Firstly, energy prices have increased steadily in recent years. This isn’t due to profiteering energy companies – analysis shows industry profits have remained broadly flat, in our case averaging around £80 a year per customer, making it a relatively low-margin sector compared to other utilities such as mobile phones or broadband. While the recent CMA investigation alleged that energy customers were paying £1.4bn a year more than they needed to, this is very hard to substantiate given it would far exceed the combined profitability of the whole market.
Having already delivered significant cost reduction programmes across the business I lead, I also can’t agree that inefficiencies are to blame or that an overnight £100 price cut would be sustainable without other measures to reduce the cost of energy, or stark decisions for suppliers about how to cut costs whilst continuing to deliver decent customer service. It’s also notable that the calls for more efficient suppliers come from smaller, new entrant companies who are still growing their customer base to scale, are exempt from a number of costs facing larger players and have significant customer service issues.

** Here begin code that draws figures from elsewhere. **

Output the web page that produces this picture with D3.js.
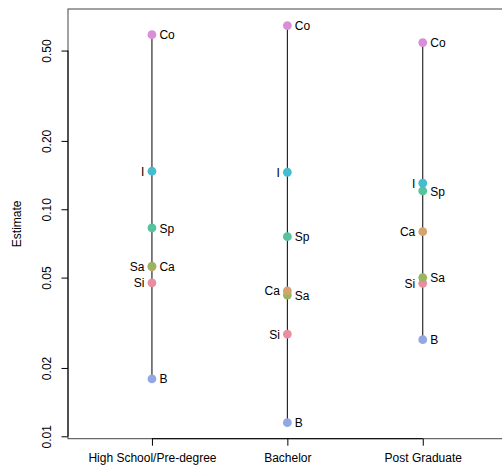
<!DOCTYPE html>
<html>
<head>
<meta charset="utf-8">
<script src="https://d3js.org/d3.v7.min.js"></script>
<style>
  html, body { margin: 0; padding: 0; background: #fff; }
  svg { display: block; font-family: "Liberation Sans", Arial, Helvetica, sans-serif; }
</style>
</head>
<body>
<svg id="chart" width="502" height="471"></svg>
<script>
// Education levels shown along the x axis
const levels = ["High School/Pre-degree", "Bachelor", "Post Graduate"];

// Group codes and their estimates for each education level
const groups = ["Co", "I", "Sp", "Ca", "Sa", "Si", "B"];
const highSchool = [0.587, 0.147, 0.0827, 0.0558, 0.0562, 0.0474, 0.0179];
const bachelor   = [0.644, 0.1455, 0.0757, 0.0437, 0.0419, 0.0282, 0.01148];
const postGrad   = [0.542, 0.1302, 0.1204, 0.0797, 0.0500, 0.0472, 0.02665];
const estimates = [highSchool, bachelor, postGrad];

const groupColors = ["#D98ED5", "#45BDD1", "#57C39C", "#D5A46E", "#9BB463", "#E78EA0", "#94A7E5"];

const yTicks = [0.01, 0.02, 0.05, 0.10, 0.20, 0.50];

const svg = d3.select("#chart");
const plot = { left: 68, right: 506.7, top: 9, bottom: 438.7 };

const x = d3.scaleLinear().domain([0.38, 3.62]).range([plot.left, plot.right]);
const y = d3.scaleLog().domain([0.00976, 0.762]).range([plot.bottom, plot.top]);

// Plot frame
svg.append("rect")
  .attr("x", plot.left).attr("y", plot.top)
  .attr("width", plot.right - plot.left).attr("height", plot.bottom - plot.top)
  .attr("fill", "none").attr("stroke", "#444").attr("stroke-width", 1);

// Y axis (log scale)
const yAxis = svg.append("g")
  .attr("transform", `translate(${plot.left},0)`)
  .call(d3.axisLeft(y).tickValues(yTicks).tickFormat(d3.format(".2f")).tickSizeOuter(0).tickSize(6.5).tickPadding(5));
yAxis.select(".domain").remove();
yAxis.append("line")
  .attr("x1", 0).attr("x2", 0).attr("y1", y(yTicks[0])).attr("y2", y(yTicks[yTicks.length - 1]))
  .attr("stroke", "#000");
yAxis.selectAll(".tick line").attr("stroke", "#000");
yAxis.selectAll(".tick text")
  .attr("font-size", 12).attr("fill", "#000")
  .attr("text-anchor", "middle")
  .attr("transform", "rotate(-90)")
  .attr("x", 0).attr("y", -17.5).attr("dy", 0);

// X axis with one tick per education level
const xAxis = svg.append("g")
  .attr("transform", `translate(0,${plot.bottom})`)
  .call(d3.axisBottom(x).tickValues([1, 2, 3]).tickFormat((d) => levels[d - 1]).tickSizeOuter(0).tickSize(7).tickPadding(16));
xAxis.select(".domain").remove();
xAxis.append("line")
  .attr("x1", x(1)).attr("x2", x(3)).attr("y1", 0).attr("y2", 0)
  .attr("stroke", "#000");
xAxis.selectAll(".tick line").attr("stroke", "#000");
xAxis.selectAll(".tick text").attr("font-size", 12).attr("fill", "#000").attr("dy", "0");

// Y axis title
svg.append("text")
  .attr("transform", `translate(17,${(plot.top + plot.bottom) / 2}) rotate(-90)`)
  .attr("text-anchor", "middle")
  .attr("dy", "0.35em")
  .attr("font-size", 12)
  .text("Estimate");

// One column per education level: range line, points, alternating labels
estimates.forEach((vals, i) => {
  const cx = x(i + 1);
  const pts = groups.map((g, j) => ({ group: g, value: vals[j], color: groupColors[j] }));
  const byRank = pts.slice().sort((a, b) => b.value - a.value);
  byRank.forEach((p, r) => { p.side = r % 2 === 0 ? "right" : "left"; });

  svg.append("line")
    .attr("x1", cx).attr("x2", cx)
    .attr("y1", y(d3.max(vals))).attr("y2", y(d3.min(vals)))
    .attr("stroke", "#000").attr("stroke-width", 1);

  // smaller values first so larger ones sit on top
  const drawOrder = pts.slice().sort((a, b) => a.value - b.value);
  svg.append("g").selectAll("circle")
    .data(drawOrder)
    .join("circle")
    .attr("cx", cx)
    .attr("cy", (d) => y(d.value))
    .attr("r", 4.4)
    .attr("fill", (d) => d.color);

  svg.append("g").selectAll("text")
    .data(pts)
    .join("text")
    .attr("x", (d) => d.side === "right" ? cx + 7.5 : cx - 7.5)
    .attr("y", (d) => y(d.value))
    .attr("dy", "0.38em")
    .attr("text-anchor", (d) => d.side === "right" ? "start" : "end")
    .attr("font-size", 12)
    .attr("fill", "#000")
    .text((d) => d.group);
});
</script>
</body>
</html>
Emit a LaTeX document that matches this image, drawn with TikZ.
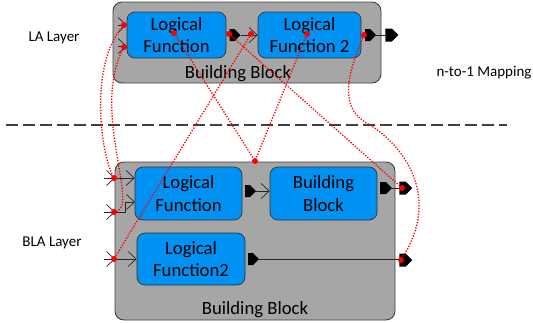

We need to acknowledge that prices have risen largely due to volatile commodity prices and increases in the costs of various policies, levied on energy bills, to modernise and decarbonise Britain’s energy system. This is well worth doing, but these costs are set to increase irrespective of whether suppliers, government or Ofgem set prices. Managing these costs, and the risks associated with them, for customers is a big task and there are serious consequences for getting it wrong, as we saw when GB Energy went out of business last year. This shows just how important it is that any cap is set objectively, regularly reviewed and based on a full understanding of market realities and the cost of supplying energy.
Secondly there is the issue of competition and customer engagement. Competition is alive and well in the energy market. Government, regulator and companies have focused on making it easier and more attractive for customers to shop around, stimulating competition and bringing down prices in the process. There’s compelling evidence that this is working: last year almost 5 million people switched energy supplier and at last count there were 60 – not six – energy suppliers competing for their custom. As in any market, to win customers, suppliers offer discounts to make it worthwhile for people to switch. In my view it would be a shame to give up on competition when we’re on the cusp of faster switching and tailored, personalised energy tariffs made possible by smart meters.  What would a cap mean for the smart meter roll-out, for example?

The long term vision should be to continue to put competition at the heart of the energy market to continue to deliver even more for customers.  The energy sector is in the midst of major transformation; it’s currently unclear what impact a cap might have on this.
We have to accept, and act, on the fact that there remains strong distrust in our sector and I acknowledge we’ve made mistakes in the past. If Ofgem can design any  cap in a way that doesn’t fundamentally undermine the progress that’s been made in the market then that may be an outcome that can work. But that’s a big ‘if’. From our end we will engage constructively whilst not losing sight of the longer term benefits that competition can bring in achieving an outcome that is in customers’ best long-term interests.